DER SPIEGEL: But you yourself have said that Germany and Europe must command more respect militarily.

Gabriel: There is nothing wrong with a reasonable increase in defense spending. But doubling it? That would be more than 70 billion euros -- and that's per year! France, as a nuclear power, spends more than 40 billion euros. Do we truly believe that our European neighbors would be pleased to see an enormous central-European army arising in Germany in 10 years' time?

DER SPIEGEL: Are you suggesting that our European partners are afraid of a highly armed Germany?

Gabriel: The first French people have already asked me if we are really serious about it.

DER SPIEGEL: Mr. Gabriel, you told us not long ago that being chairman of the SPD party was the pinnacle of your career. But doesn't your current position as foreign minister trump that office?

Gabriel: You can't compare the two jobs.


Gabriel: When I was 15, I joined the Falcons, a children's and youth movement of the social democratic workers' movement. And I am familiar with a social democracy that hardly exists anymore today. The history of this party ...
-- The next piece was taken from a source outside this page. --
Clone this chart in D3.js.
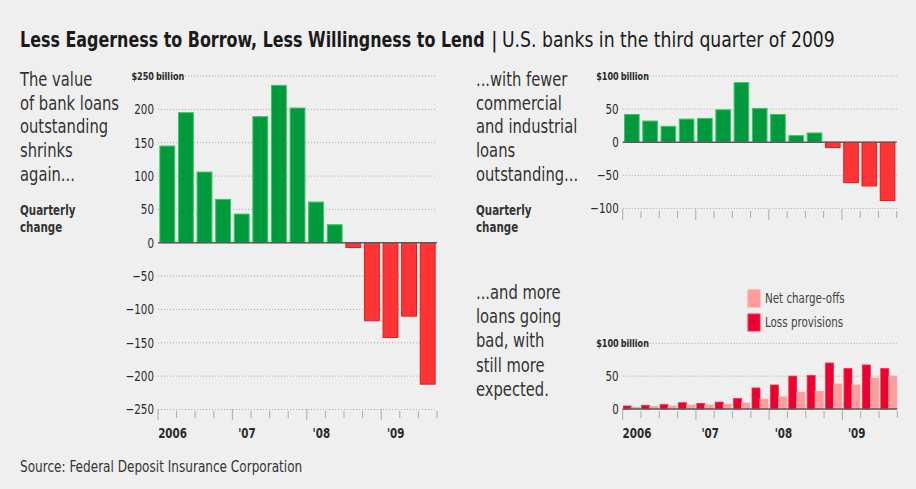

DER SPIEGEL: … ... so romantic and glorious ...

Gabriel: … ... it's easy to make fun of if you lose sight of the battles fought by the Social Democrats, for which they have all too often had to pay with their lives to defend and establish freedom and democracy in Germany. Few of the things that we treasure in our country today would exist without this SPD. But I also admit that pretty much every chairman of this party, Germany's oldest democratic party, has had an extremely emotional relationship with the SPD.

DER SPIEGEL: Is foreign policy less emotional?

Gabriel: We should actually hope for foreign policy to become less interesting. "Banking has to be boring again" was one of the sentences you heard during the financial crisis. We can only wish that that will once again become true of foreign policy. But it appears it will take a while before it gets boring again, even though it would be better that way.

DER SPIEGEL: Have you also experienced great stress or had sleepless nights as a result of your current position as foreign minister?

Gabriel: Standing in a Somali refugee camp full of 150,000 refugees and not having a clue how to help them -- that's not the kind of thing you can just put out of your mind. There was a moving moment. I showed my five-year-old daughter pictures from Somalia in order to explain to her why I had been away. She then stood up, went to her room and retrieved her piggy bank. She said: You can take this with you for the children there.

DER SPIEGEL: Sounds like a future SPD member.…

Gabriel: The fact that she's otherwise unwilling to share anything at all actually speaks against future membership in the SPD. (laughs) But that's also why it was so touching.

DER SPIEGEL: What do you think is coming your way Mr. Gabriel? Do you think you will soon have to leave your office as foreign minister?

Gabriel: It's always better to assume so. After all, (former German Chancellor) Willy Brandt was right when he said that we are elected and not chosen.

DER SPIEGEL: Mr. Gabriel, we thank you for this interview.